I wrote yesterday:
"Consider in some base B numbers of N1 x N2 digits, N1 "groups" each made by N2 digits.
(for ex. N2=8 & B=2 we have N1 "octets")
For all pairs of 2 digits in any 2 positions let say i,j as b_i,b_j in the same group one may define the difference:
d(i,j) = b_j - b_i
If we take in any other group a pair in the same positions i,j the difference must not be equal with -d(i,j)
Can someone write a C code such that:
- at input reads 2 positive integers N1 & N2 at most 20;
- outputs the smallest base B for which such number exists & one of these intriguing numbers!"
The post was locked - maybe I did not try to solve it. Sorry!
This is not a homework... I have tried to develop a formula for B as function of the number of digits N=N1 x N2 or at least delivering some reasonable bounds...

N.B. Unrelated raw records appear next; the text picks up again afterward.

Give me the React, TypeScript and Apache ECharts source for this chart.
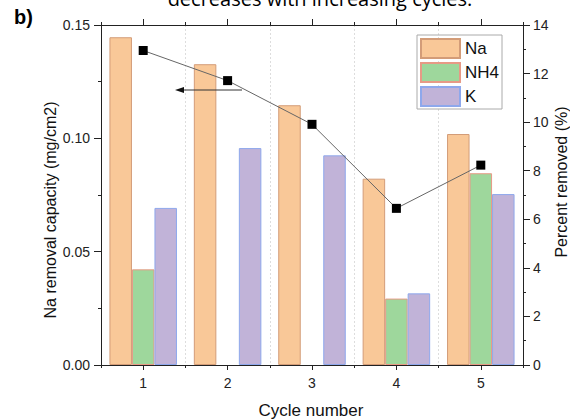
import React, { useEffect, useRef } from "react";
import * as echarts from "echarts";

const categories = ["1", "2", "3", "4", "5"];
const naValues = [0.1446, 0.1327, 0.1146, 0.0822, 0.1019];
const nh4Values: (number | string)[] = [0.0422, "-", "-", 0.0293, 0.0846];
const kValues = [0.0693, 0.0957, 0.0925, 0.0316, 0.0754];
const percentRemoved = [12.95, 11.71, 9.91, 6.45, 8.23];
const leftTicks = { min: 0, max: 0.15, interval: 0.05 };
const rightTicks = { min: 0, max: 14, interval: 2 };

const FONT = "'Liberation Sans', Arial, sans-serif";
const AXIS_COLOR = "#222";

export default function App() {
  const ref = useRef<HTMLDivElement>(null);
  useEffect(() => {
    if (!ref.current) return;
    const chart = echarts.init(ref.current, undefined, { renderer: "svg" });
    const baseX = {
      type: "category" as const,
      data: categories,
      boundaryGap: true,
      axisLine: { show: true, lineStyle: { color: AXIS_COLOR, width: 1 } },
      axisLabel: { show: false },
      splitLine: { show: false },
    };
    chart.setOption({
      animation: false,
      textStyle: { fontFamily: FONT },
      grid: { left: 101, right: 47, top: 25, bottom: 54, containLabel: false },
      legend: {
        data: ["Na", "NH4", "K"],
        orient: "vertical",
        left: 417,
        top: 35,
        itemWidth: 39,
        itemHeight: 19,
        itemGap: 3,
        padding: [3, 3, 2, 3],
        borderColor: "#aaa",
        borderWidth: 1,
        icon: "rect",
        textStyle: { fontSize: 17, color: "#111", fontFamily: FONT },
      },
      xAxis: [
        {
          ...baseX,
          position: "bottom",
          axisTick: { show: true, alignWithLabel: true, length: 5, lineStyle: { color: AXIS_COLOR } },
          axisLabel: { show: true, fontSize: 14, color: AXIS_COLOR, margin: 11, fontFamily: FONT },
        },
        {
          ...baseX,
          position: "bottom",
          axisTick: { show: true, alignWithLabel: false, length: 3, lineStyle: { color: AXIS_COLOR } },
          splitLine: { show: true, lineStyle: { color: "#dddddd", type: [2, 2], width: 1 } },
        },
        {
          ...baseX,
          position: "top",
          axisTick: { show: true, alignWithLabel: true, length: 6, lineStyle: { color: AXIS_COLOR } },
        },
        {
          ...baseX,
          position: "top",
          axisTick: { show: true, alignWithLabel: false, length: 3, lineStyle: { color: AXIS_COLOR } },
        },
      ],
      yAxis: [
        {
          type: "value",
          position: "left",
          ...leftTicks,
          axisLine: { show: true, lineStyle: { color: AXIS_COLOR } },
          axisTick: { show: true, length: 7, lineStyle: { color: AXIS_COLOR } },
          minorTick: { show: true, splitNumber: 2, length: 3, lineStyle: { color: AXIS_COLOR } },
          splitLine: { show: false },
          axisLabel: {
            fontSize: 14,
            color: AXIS_COLOR,
            margin: 11,
            fontFamily: FONT,
            formatter: (v: number) => v.toFixed(2),
          },
        },
        {
          type: "value",
          position: "right",
          ...rightTicks,
          axisLine: { show: true, lineStyle: { color: AXIS_COLOR } },
          axisTick: { show: true, length: 7, lineStyle: { color: AXIS_COLOR } },
          minorTick: { show: true, splitNumber: 2, length: 3, lineStyle: { color: AXIS_COLOR } },
          splitLine: { show: false },
          axisLabel: { fontSize: 14, color: AXIS_COLOR, margin: 10, fontFamily: FONT },
        },
      ],
      series: [
        {
          name: "Na",
          type: "bar",
          data: naValues,
          barGap: "0%",
          barCategoryGap: "20%",
          itemStyle: { color: "#F9C898", borderColor: "#D39C78", borderWidth: 1 },
        },
        {
          name: "NH4",
          type: "bar",
          data: nh4Values,
          barGap: "0%",
          barCategoryGap: "20%",
          itemStyle: { color: "#9ED79C", borderColor: "#E79A86", borderWidth: 1 },
        },
        {
          name: "K",
          type: "bar",
          data: kValues,
          barGap: "0%",
          barCategoryGap: "20%",
          itemStyle: { color: "#C1B3D8", borderColor: "#8EA8EC", borderWidth: 1 },
        },
        {
          name: "Percent removed",
          type: "line",
          yAxisIndex: 1,
          data: percentRemoved,
          symbol: "rect",
          symbolSize: 9,
          lineStyle: { color: "#666", width: 1 },
          itemStyle: { color: "#000" },
          z: 5,
        },
      ],
      graphic: [
        {
          type: "text",
          x: 320,
          y: -2,
          style: {
            text: "decreases with increasing cycles.",
            font: "20px 'Open Sans', sans-serif",
            fill: "#000",
            align: "center",
            verticalAlign: "middle",
          },
        },
        {
          type: "text",
          x: 14,
          y: 17,
          style: {
            text: "b)",
            font: "bold 20px 'Liberation Sans', Arial, sans-serif",
            fill: "#000",
            align: "left",
            verticalAlign: "middle",
          },
        },
        {
          type: "text",
          x: 50,
          y: 210,
          rotation: Math.PI / 2,
          style: {
            text: "Na removal capacity (mg/cm2)",
            font: "16px 'Liberation Sans', Arial, sans-serif",
            fill: "#111",
            align: "center",
            verticalAlign: "middle",
          },
        },
        {
          type: "text",
          x: 561,
          y: 182,
          rotation: Math.PI / 2,
          style: {
            text: "Percent removed (%)",
            font: "16px 'Liberation Sans', Arial, sans-serif",
            fill: "#111",
            align: "center",
            verticalAlign: "middle",
          },
        },
        {
          type: "text",
          x: 311,
          y: 410,
          style: {
            text: "Cycle number",
            font: "17px 'Liberation Sans', Arial, sans-serif",
            fill: "#111",
            align: "center",
            verticalAlign: "middle",
          },
        },
        {
          type: "line",
          shape: { x1: 242, y1: 90, x2: 180, y2: 90 },
          style: { stroke: "#333", lineWidth: 1 },
          z: 10,
        },
        {
          type: "polygon",
          shape: { points: [[175, 90], [184, 87], [184, 93]] },
          style: { fill: "#111" },
          z: 10,
        },
      ],
    });
    return () => chart.dispose();
  }, []);
  return (
    <div
      ref={ref}
      style={{ position: "fixed", left: 0, top: 0, width: 570, height: 419, background: "#fff" }}
    />
  );
}
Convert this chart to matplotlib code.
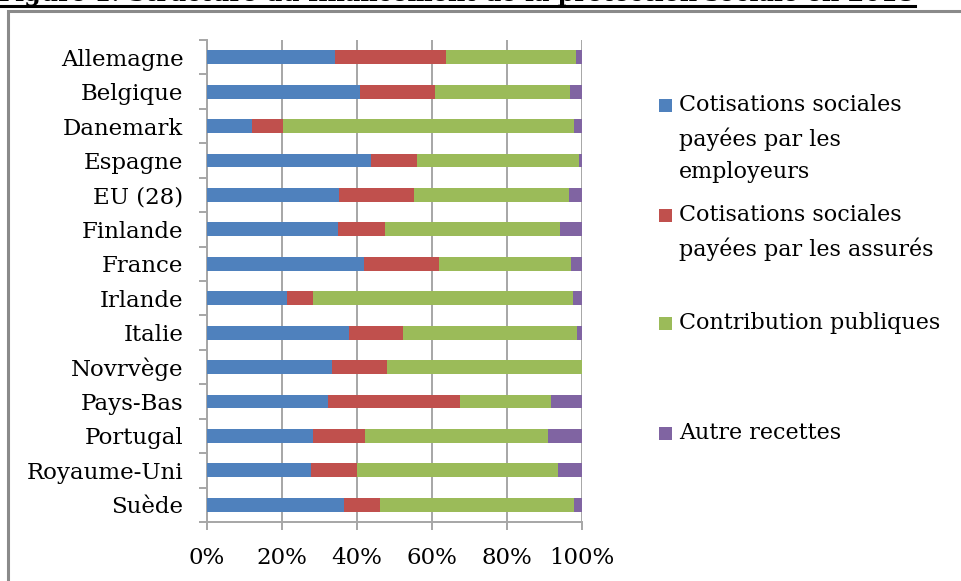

I'm not using C programming too often and I'm not quite familiar...Basically I know how this can be solved.
Clearly B is (brute) upper bounded by N and there is a B(N) s.th. for all B < B(N) there are no "intriguing numbers"...
For such B's is the same if we use brute search or backtracking to prove there is no solution! Then increment B until we will find a solution.
Brute force: write all B^N numbers and use a function which check if the number is intriguing or not: check for each digit from the most significant in the case if it is not the 1st in group, if the differences regarding the previous digits in group are unequal with the differences in the switched similar positions in all the previous groups.
Backtracking: develop a number digit by digit from the most significant - when you add a new digit check the difference conditions. If it is not possible try the next digit in base. If at some digit we have no more digits available in base B perform the backtracking step.